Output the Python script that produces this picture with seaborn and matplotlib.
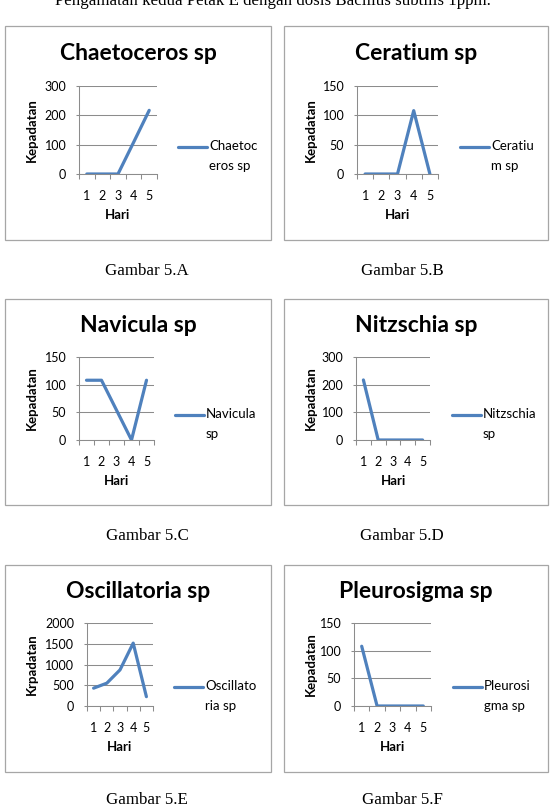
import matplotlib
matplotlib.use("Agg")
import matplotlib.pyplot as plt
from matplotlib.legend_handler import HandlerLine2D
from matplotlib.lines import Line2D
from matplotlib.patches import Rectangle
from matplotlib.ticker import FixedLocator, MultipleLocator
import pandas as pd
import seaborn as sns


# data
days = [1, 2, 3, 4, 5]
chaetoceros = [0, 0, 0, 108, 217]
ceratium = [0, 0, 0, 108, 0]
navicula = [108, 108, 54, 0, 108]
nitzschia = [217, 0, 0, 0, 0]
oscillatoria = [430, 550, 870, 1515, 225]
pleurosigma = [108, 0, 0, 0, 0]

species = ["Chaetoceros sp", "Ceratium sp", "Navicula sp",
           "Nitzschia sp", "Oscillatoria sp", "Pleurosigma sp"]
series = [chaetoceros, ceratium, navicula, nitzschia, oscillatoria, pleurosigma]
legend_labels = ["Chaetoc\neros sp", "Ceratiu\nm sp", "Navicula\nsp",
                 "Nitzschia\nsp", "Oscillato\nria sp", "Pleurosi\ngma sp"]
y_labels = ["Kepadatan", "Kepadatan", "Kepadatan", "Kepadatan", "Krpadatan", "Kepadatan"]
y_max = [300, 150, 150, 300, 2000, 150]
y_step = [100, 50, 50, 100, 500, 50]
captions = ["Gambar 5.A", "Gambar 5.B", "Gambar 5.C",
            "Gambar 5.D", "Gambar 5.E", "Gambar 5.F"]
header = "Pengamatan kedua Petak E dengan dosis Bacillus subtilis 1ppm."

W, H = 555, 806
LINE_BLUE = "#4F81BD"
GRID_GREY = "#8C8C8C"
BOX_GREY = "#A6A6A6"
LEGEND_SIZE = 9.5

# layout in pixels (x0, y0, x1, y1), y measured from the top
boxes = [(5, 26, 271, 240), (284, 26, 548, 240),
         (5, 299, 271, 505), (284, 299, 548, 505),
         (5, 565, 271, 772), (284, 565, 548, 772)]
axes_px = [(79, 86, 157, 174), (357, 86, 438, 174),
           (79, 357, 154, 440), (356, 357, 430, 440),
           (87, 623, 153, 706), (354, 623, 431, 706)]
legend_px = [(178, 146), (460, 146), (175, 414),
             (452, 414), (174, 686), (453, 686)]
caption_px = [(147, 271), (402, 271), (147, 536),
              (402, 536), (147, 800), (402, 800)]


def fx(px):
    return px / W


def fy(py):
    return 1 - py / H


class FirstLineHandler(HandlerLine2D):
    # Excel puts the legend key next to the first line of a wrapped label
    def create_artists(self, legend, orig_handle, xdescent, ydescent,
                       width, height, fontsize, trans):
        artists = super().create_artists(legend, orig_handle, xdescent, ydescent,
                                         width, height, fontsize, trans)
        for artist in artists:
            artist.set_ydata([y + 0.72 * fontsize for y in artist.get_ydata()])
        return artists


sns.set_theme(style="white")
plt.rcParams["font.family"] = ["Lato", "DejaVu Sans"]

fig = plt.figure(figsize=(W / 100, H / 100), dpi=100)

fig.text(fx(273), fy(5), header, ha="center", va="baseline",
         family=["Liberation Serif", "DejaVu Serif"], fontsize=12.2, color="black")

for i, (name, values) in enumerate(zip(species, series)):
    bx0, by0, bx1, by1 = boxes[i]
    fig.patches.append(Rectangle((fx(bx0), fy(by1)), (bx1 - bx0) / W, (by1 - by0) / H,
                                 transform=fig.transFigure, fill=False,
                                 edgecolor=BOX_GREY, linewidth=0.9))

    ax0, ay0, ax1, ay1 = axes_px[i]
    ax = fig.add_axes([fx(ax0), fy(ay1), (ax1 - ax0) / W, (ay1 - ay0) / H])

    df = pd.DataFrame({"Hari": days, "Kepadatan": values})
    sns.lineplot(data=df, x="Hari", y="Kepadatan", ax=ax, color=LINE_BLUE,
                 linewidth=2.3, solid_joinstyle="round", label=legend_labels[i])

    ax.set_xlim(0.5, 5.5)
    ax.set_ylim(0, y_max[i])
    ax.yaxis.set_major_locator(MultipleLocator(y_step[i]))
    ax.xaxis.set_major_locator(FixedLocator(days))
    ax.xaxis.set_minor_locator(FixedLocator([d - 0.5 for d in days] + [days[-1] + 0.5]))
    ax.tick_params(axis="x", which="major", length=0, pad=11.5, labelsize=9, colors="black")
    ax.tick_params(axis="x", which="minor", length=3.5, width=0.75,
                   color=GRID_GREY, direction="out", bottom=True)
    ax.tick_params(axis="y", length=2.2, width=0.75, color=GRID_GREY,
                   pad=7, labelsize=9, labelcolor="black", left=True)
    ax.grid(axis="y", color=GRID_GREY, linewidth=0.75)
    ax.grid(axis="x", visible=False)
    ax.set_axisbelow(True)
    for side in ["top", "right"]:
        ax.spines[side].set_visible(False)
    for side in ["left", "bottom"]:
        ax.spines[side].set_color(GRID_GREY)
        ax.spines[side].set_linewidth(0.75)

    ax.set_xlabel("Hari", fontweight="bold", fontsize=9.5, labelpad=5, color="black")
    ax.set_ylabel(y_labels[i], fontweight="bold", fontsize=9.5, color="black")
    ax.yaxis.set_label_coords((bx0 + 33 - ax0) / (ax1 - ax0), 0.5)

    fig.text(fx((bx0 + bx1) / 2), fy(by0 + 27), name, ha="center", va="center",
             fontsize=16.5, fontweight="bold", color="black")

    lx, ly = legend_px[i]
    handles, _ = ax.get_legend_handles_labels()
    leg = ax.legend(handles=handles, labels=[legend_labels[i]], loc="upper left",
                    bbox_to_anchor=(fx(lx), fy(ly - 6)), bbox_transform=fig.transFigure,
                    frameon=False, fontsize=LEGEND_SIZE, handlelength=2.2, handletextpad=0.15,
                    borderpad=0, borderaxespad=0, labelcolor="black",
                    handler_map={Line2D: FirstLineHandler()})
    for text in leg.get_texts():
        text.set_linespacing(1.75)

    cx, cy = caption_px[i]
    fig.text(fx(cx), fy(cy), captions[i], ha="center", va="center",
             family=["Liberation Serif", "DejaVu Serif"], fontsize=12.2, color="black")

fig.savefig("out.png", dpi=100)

-------------------------

Your task is to restate word for word the lines from the top of the data to the line containing "pleurosigma = [108, 0, 0, 0, 0]", both ends included, with every picture left out.

> **Solution for this task**:
Output the Python script that produces this picture with seaborn and matplotlib.
import matplotlib
matplotlib.use("Agg")
import matplotlib.pyplot as plt
from matplotlib.legend_handler import HandlerLine2D
from matplotlib.lines import Line2D
from matplotlib.patches import Rectangle
from matplotlib.ticker import FixedLocator, MultipleLocator
import pandas as pd
import seaborn as sns


# data
days = [1, 2, 3, 4, 5]
chaetoceros = [0, 0, 0, 108, 217]
ceratium = [0, 0, 0, 108, 0]
navicula = [108, 108, 54, 0, 108]
nitzschia = [217, 0, 0, 0, 0]
oscillatoria = [430, 550, 870, 1515, 225]
pleurosigma = [108, 0, 0, 0, 0]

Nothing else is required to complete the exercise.